Anish Kapoor : You know scale is one of the tools of sculpture, I make small work, I make studio scale work, I make human scale work, and I make big work too! I think, you know, we don’t have to be afraid of the size of the thing, the size of the scale of the thing is part of one of the tools that gives or that can bring meaning ; that’s the real important question.
PÉBÉO : YOUR SLEEK SCULPTURES, CURVED MOST OF THE TIME, ARE MONOCHROMATIC. WHY? IS THERE ONLY ONE COLOUR TO "EXPRESS" EACH OF YOUR WORKS?
Anish Kapoor : I’m deeply interested in colour, not just as a covering over a two dimensional surface but colour is tough, with three dimensional quality and of course in that condition it’s both material and non material, it’s that question about the materiality and the non materiality of colour, particularly the monochromatic colours that interests me.
PÉBÉO : YOU SAY: "I AM PERHAPS A PAINTER WHO SCULPTS. «MANY CRITICS SAY ABOUT YOU "IN SCULPTING, HE PAINTS». COULD YOU HAVE CREATED A SORT OF SYNTHESIS BETWEEN THESE TWO ARTS? WHAT RELATIONSHIP DO YOU NOW HAVE WITH PAINTING, WHAT DOES IT BRING YOU?
Anish Kapoor : The three dimensional world is never fully three dimensional, the 3D world is also 2 dimensional, so it’s always illusory how one of the things about both objects and colour is that they are illusory : that they are never what they say they are, they’re always something else and it’s that something elseness that has motivated me over many years.
PÉBÉO : EARTH-SKY, MIND AND MATTER, LIGHT-DARKNESS, VISIBLE-INVISIBLE, CONSCIOUS-UNCONSCIOUS, MALE-FEMALE BODY-SOUL, CONVEX-CONCAVE… A SORT OF PROTEAN DIALECTIC APPEARS TO SEEP THROUGH ALL OF YOUR WORK AND SEEMS TO ACT AS A MOTOR AND PREVENTS ANY "FIXATION". BUT WHAT IS THE PURPOSE, WHAT IS IT THAT YOU WISH TO SHOW / TELL IN THE END?

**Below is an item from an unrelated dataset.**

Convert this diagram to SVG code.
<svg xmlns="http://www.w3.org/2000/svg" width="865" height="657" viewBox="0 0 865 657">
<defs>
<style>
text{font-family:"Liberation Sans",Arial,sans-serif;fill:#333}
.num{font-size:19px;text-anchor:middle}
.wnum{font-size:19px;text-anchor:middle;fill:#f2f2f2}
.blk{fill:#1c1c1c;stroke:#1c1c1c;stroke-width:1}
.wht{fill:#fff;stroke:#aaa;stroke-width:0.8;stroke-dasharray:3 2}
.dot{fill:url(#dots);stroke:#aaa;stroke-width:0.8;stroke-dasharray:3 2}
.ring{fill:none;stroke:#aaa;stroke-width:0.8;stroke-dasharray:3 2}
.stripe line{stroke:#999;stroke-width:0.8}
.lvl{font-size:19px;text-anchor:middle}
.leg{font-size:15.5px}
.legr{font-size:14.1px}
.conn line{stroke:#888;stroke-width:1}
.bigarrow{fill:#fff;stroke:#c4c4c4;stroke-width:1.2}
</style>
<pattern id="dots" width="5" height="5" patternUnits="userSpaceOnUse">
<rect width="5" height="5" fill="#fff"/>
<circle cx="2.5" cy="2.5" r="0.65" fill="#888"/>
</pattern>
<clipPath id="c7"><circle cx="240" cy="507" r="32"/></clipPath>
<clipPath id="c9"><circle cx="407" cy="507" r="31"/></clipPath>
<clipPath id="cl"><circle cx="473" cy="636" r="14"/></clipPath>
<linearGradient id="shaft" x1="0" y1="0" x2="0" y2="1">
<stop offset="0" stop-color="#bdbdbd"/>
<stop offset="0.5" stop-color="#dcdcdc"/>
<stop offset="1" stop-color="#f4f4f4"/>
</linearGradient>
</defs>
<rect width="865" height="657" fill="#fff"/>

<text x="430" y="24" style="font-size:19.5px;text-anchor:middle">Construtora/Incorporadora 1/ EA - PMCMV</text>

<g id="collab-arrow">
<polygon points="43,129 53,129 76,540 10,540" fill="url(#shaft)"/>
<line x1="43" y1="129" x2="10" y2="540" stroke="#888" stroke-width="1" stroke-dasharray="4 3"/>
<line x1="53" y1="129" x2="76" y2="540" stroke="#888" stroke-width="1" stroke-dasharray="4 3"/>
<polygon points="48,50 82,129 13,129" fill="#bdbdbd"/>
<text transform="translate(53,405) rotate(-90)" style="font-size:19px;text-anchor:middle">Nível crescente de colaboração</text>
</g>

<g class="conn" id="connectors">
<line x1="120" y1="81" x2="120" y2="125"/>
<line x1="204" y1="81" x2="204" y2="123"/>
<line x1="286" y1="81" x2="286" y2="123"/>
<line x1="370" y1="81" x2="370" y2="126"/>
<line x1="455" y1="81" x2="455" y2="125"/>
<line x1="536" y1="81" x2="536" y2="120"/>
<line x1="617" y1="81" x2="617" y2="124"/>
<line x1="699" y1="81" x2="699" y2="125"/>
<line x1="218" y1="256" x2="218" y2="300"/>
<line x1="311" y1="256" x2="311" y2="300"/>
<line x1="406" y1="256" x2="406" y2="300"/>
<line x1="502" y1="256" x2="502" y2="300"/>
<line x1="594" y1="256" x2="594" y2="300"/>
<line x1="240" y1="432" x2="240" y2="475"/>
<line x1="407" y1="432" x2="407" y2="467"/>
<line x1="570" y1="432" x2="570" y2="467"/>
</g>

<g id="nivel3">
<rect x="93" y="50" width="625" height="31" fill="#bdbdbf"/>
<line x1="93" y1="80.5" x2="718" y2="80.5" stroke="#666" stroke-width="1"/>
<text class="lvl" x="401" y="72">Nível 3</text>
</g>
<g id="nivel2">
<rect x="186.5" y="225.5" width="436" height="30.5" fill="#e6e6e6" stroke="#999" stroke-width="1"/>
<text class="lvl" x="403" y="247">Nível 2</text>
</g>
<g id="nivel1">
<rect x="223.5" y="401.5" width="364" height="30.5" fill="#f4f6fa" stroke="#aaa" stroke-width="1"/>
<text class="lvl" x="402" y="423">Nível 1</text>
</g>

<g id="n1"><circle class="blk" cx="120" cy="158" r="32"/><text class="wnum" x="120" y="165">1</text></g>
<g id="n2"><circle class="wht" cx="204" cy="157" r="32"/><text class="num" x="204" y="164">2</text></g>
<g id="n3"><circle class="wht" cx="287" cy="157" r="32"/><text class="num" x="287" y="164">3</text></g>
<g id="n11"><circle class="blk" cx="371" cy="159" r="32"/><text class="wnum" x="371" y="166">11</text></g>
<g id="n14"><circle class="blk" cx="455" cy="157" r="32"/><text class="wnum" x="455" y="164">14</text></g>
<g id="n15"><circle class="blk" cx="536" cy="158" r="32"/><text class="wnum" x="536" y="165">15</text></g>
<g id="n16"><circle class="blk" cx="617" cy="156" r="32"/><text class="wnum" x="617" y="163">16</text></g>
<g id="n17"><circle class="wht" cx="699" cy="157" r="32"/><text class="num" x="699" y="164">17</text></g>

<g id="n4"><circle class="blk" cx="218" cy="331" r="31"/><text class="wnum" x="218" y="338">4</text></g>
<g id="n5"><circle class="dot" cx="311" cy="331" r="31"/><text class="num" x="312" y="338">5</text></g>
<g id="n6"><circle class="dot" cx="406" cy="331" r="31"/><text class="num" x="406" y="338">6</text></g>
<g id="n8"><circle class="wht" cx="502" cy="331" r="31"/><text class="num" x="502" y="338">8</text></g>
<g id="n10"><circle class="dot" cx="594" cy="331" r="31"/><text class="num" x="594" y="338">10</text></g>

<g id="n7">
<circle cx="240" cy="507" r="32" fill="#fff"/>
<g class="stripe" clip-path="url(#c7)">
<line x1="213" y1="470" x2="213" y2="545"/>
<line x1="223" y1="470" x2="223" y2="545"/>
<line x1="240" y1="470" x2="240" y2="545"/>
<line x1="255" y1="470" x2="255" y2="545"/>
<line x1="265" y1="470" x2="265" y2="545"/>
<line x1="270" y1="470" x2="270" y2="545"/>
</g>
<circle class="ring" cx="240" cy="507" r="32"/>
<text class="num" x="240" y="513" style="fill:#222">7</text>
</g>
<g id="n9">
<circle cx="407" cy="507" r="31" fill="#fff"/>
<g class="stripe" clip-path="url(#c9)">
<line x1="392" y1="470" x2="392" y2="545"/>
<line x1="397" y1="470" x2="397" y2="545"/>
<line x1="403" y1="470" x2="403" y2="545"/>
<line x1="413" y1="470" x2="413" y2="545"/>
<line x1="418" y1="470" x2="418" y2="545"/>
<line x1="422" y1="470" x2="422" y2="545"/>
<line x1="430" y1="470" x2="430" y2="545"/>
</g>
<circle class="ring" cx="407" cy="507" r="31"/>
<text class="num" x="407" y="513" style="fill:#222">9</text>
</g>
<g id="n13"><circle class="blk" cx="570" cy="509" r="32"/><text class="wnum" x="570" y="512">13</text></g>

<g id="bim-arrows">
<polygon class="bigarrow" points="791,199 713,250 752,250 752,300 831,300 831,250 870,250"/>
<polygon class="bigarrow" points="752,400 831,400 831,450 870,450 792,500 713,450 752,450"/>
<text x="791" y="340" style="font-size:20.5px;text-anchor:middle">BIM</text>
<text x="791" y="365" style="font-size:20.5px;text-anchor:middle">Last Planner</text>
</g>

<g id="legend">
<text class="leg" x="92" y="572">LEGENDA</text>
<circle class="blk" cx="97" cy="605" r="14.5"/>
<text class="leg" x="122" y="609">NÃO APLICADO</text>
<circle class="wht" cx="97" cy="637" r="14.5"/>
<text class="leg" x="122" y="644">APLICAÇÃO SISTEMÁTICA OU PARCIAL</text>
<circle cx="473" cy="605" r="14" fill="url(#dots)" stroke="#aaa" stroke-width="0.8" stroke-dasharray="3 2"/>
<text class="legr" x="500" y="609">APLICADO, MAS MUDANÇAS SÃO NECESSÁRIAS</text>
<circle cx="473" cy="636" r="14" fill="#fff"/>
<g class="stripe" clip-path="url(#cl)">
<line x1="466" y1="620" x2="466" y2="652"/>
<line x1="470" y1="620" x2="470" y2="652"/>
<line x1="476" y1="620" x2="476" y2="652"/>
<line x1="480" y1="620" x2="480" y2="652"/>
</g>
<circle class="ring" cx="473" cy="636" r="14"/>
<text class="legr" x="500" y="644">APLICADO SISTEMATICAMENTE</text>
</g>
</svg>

Anish Kapoor : I don’t have anything to say really, but we live in a world which is full of opposite things, you know we define ourselves by our masculinality or our feminity, by big or small, wet and dry, day and night, everything we are is opposite, and, in a way, it’s a view of life that I think has a huge materiality in it, so why not in Art? It’s what’s there, if you like, in the process of thinking about making things.

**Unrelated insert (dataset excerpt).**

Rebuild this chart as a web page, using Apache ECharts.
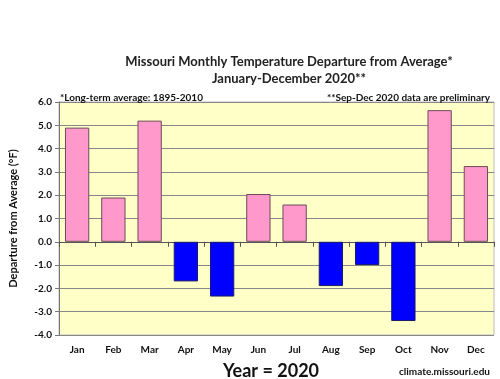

THE ARTIST DESCRIBES THE WORK HE IS CREATING FOR MONUMENTA AS FOLLOWS : LEVIATHAN
" A single form, a single colour. My ambition is to create a space within a space that responds to the height and luminosity of the Nave at the Grand Palais. Visitors will be invited to walk inside the work, to immerse themselves in colour, and it will, I hope, be a contemplative and poetic experience." Designed using the most advanced technologies, the work will not merely speak to us visually, but will lead the visitor on a journey of total sensorial and metal discovery.
photo : monumenta2011-anish-Kapoorleviathan
Born in Bombay in 1954, he has lived in London since the 1970s. His work rapidly gained international recognition and has been awarded numerous prizes, including the famous Turner Prize, wich he won in 1991. His career has been the subject of a number of solo exhibitions at the world's most prestigious museums including the Louvre, the Royal Academy, Tate Modern, etc... Recently, he has been commissionned to design the key landmark for the forthcoming Olympic Games in London : a 116 metre-high sculpture entitled " Orbit".